- **Stated problem**
Can you copy out the data exactly? Leave the images out.

>> Start

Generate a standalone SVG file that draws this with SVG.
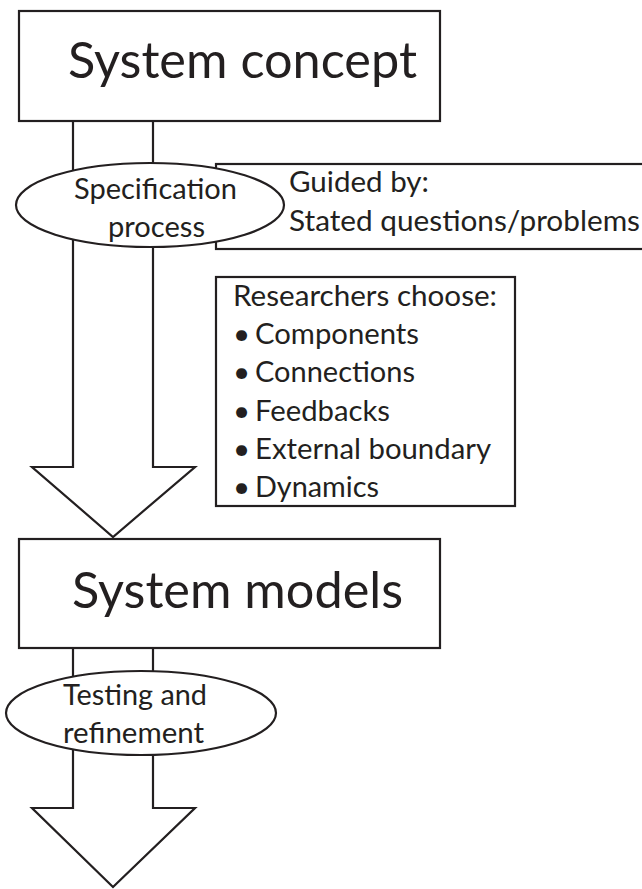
<svg xmlns="http://www.w3.org/2000/svg" width="642" height="889" viewBox="0 0 642 889">
<style>
.ln{fill:#fff;stroke:#231f20;stroke-width:2.2}
.big{font-family:Lato,"Open Sans","Liberation Sans",sans-serif;font-size:50px;fill:#231f20}
.md{font-family:Lato,"Open Sans","Liberation Sans",sans-serif;font-size:29.5px;fill:#231f20}
</style>
<rect width="642" height="889" fill="#fff"/>
<g id="connectors">
<polygon class="ln" points="73,121 73,467 32,467 113,537 195,467 153,467 153,121"/>
<polygon class="ln" points="73,648 73,808 32,808 113,887 195,808 153,808 153,648"/>
</g>
<g id="system-concept">
<rect class="ln" x="19" y="11" width="421" height="110"/>
<text class="big" x="68" y="78" textLength="349" lengthAdjust="spacingAndGlyphs">System concept</text>
</g>
<g id="guided-by">
<rect class="ln" x="216" y="164" width="450" height="85"/>
<text class="md" x="289" y="192" textLength="140" lengthAdjust="spacingAndGlyphs">Guided by:</text>
<text class="md" x="289" y="231" textLength="351" lengthAdjust="spacingAndGlyphs">Stated questions/problems</text>
</g>
<g id="specification-process">
<ellipse class="ln" cx="150" cy="205" rx="134" ry="42"/>
<text class="md" x="74" y="199" textLength="163" lengthAdjust="spacingAndGlyphs">Specification</text>
<text class="md" x="108" y="237" textLength="97" lengthAdjust="spacingAndGlyphs">process</text>
</g>
<g id="researchers-choose">
<rect class="ln" x="216" y="277" width="299" height="229"/>
<text class="md" x="233" y="306" textLength="264" lengthAdjust="spacingAndGlyphs">Researchers choose:</text>
<text class="md" x="233" y="344">•</text>
<text class="md" x="255" y="344" textLength="164" lengthAdjust="spacingAndGlyphs">Components</text>
<text class="md" x="233" y="382">•</text>
<text class="md" x="255" y="382" textLength="160" lengthAdjust="spacingAndGlyphs">Connections</text>
<text class="md" x="233" y="421">•</text>
<text class="md" x="255" y="421" textLength="135" lengthAdjust="spacingAndGlyphs">Feedbacks</text>
<text class="md" x="233" y="459">•</text>
<text class="md" x="255" y="459" textLength="236" lengthAdjust="spacingAndGlyphs">External boundary</text>
<text class="md" x="233" y="497">•</text>
<text class="md" x="255" y="497" textLength="124" lengthAdjust="spacingAndGlyphs">Dynamics</text>
</g>
<g id="system-models">
<rect class="ln" x="19" y="539" width="421" height="109"/>
<text class="big" x="72" y="608" textLength="331" lengthAdjust="spacingAndGlyphs">System models</text>
</g>
<g id="testing-refinement">
<ellipse class="ln" cx="141" cy="713" rx="135" ry="42"/>
<text class="md" x="63" y="705" textLength="144" lengthAdjust="spacingAndGlyphs">Testing and</text>
<text class="md" x="63" y="743" textLength="141" lengthAdjust="spacingAndGlyphs">refinement</text>
</g>
</svg>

>> End

- **The completed task**
Generate a standalone SVG file that draws this with SVG.
<svg xmlns="http://www.w3.org/2000/svg" width="642" height="889" viewBox="0 0 642 889">
<style>
.ln{fill:#fff;stroke:#231f20;stroke-width:2.2}
.big{font-family:Lato,"Open Sans","Liberation Sans",sans-serif;font-size:50px;fill:#231f20}
.md{font-family:Lato,"Open Sans","Liberation Sans",sans-serif;font-size:29.5px;fill:#231f20}
</style>
<rect width="642" height="889" fill="#fff"/>
<g id="connectors">
<polygon class="ln" points="73,121 73,467 32,467 113,537 195,467 153,467 153,121"/>
<polygon class="ln" points="73,648 73,808 32,808 113,887 195,808 153,808 153,648"/>
</g>
<g id="system-concept">
<rect class="ln" x="19" y="11" width="421" height="110"/>
<text class="big" x="68" y="78" textLength="349" lengthAdjust="spacingAndGlyphs">System concept</text>
</g>
<g id="guided-by">
<rect class="ln" x="216" y="164" width="450" height="85"/>
<text class="md" x="289" y="192" textLength="140" lengthAdjust="spacingAndGlyphs">Guided by:</text>
<text class="md" x="289" y="231" textLength="351" lengthAdjust="spacingAndGlyphs">Stated questions/problems</text>
</g>
<g id="specification-process">
<ellipse class="ln" cx="150" cy="205" rx="134" ry="42"/>
<text class="md" x="74" y="199" textLength="163" lengthAdjust="spacingAndGlyphs">Specification</text>
<text class="md" x="108" y="237" textLength="97" lengthAdjust="spacingAndGlyphs">process</text>
</g>
<g id="researchers-choose">
<rect class="ln" x="216" y="277" width="299" height="229"/>
<text class="md" x="233" y="306" textLength="264" lengthAdjust="spacingAndGlyphs">Researchers choose:</text>
<text class="md" x="233" y="344">•</text>
<text class="md" x="255" y="344" textLength="164" lengthAdjust="spacingAndGlyphs">Components</text>
<text class="md" x="233" y="382">•</text>
<text class="md" x="255" y="382" textLength="160" lengthAdjust="spacingAndGlyphs">Connections</text>
<text class="md" x="233" y="421">•</text>
<text class="md" x="255" y="421" textLength="135" lengthAdjust="spacingAndGlyphs">Feedbacks</text>
<text class="md" x="233" y="459">•</text>
<text class="md" x="255" y="459" textLength="236" lengthAdjust="spacingAndGlyphs">External boundary</text>
<text class="md" x="233" y="497">•</text>
<text class="md" x="255" y="497" textLength="124" lengthAdjust="spacingAndGlyphs">Dynamics</text>
</g>
<g id="system-models">
<rect class="ln" x="19" y="539" width="421" height="109"/>
<text class="big" x="72" y="608" textLength="331" lengthAdjust="spacingAndGlyphs">System models</text>
</g>
<g id="testing-refinement">
<ellipse class="ln" cx="141" cy="713" rx="135" ry="42"/>
<text class="md" x="63" y="705" textLength="144" lengthAdjust="spacingAndGlyphs">Testing and</text>
<text class="md" x="63" y="743" textLength="141" lengthAdjust="spacingAndGlyphs">refinement</text>
</g>
</svg>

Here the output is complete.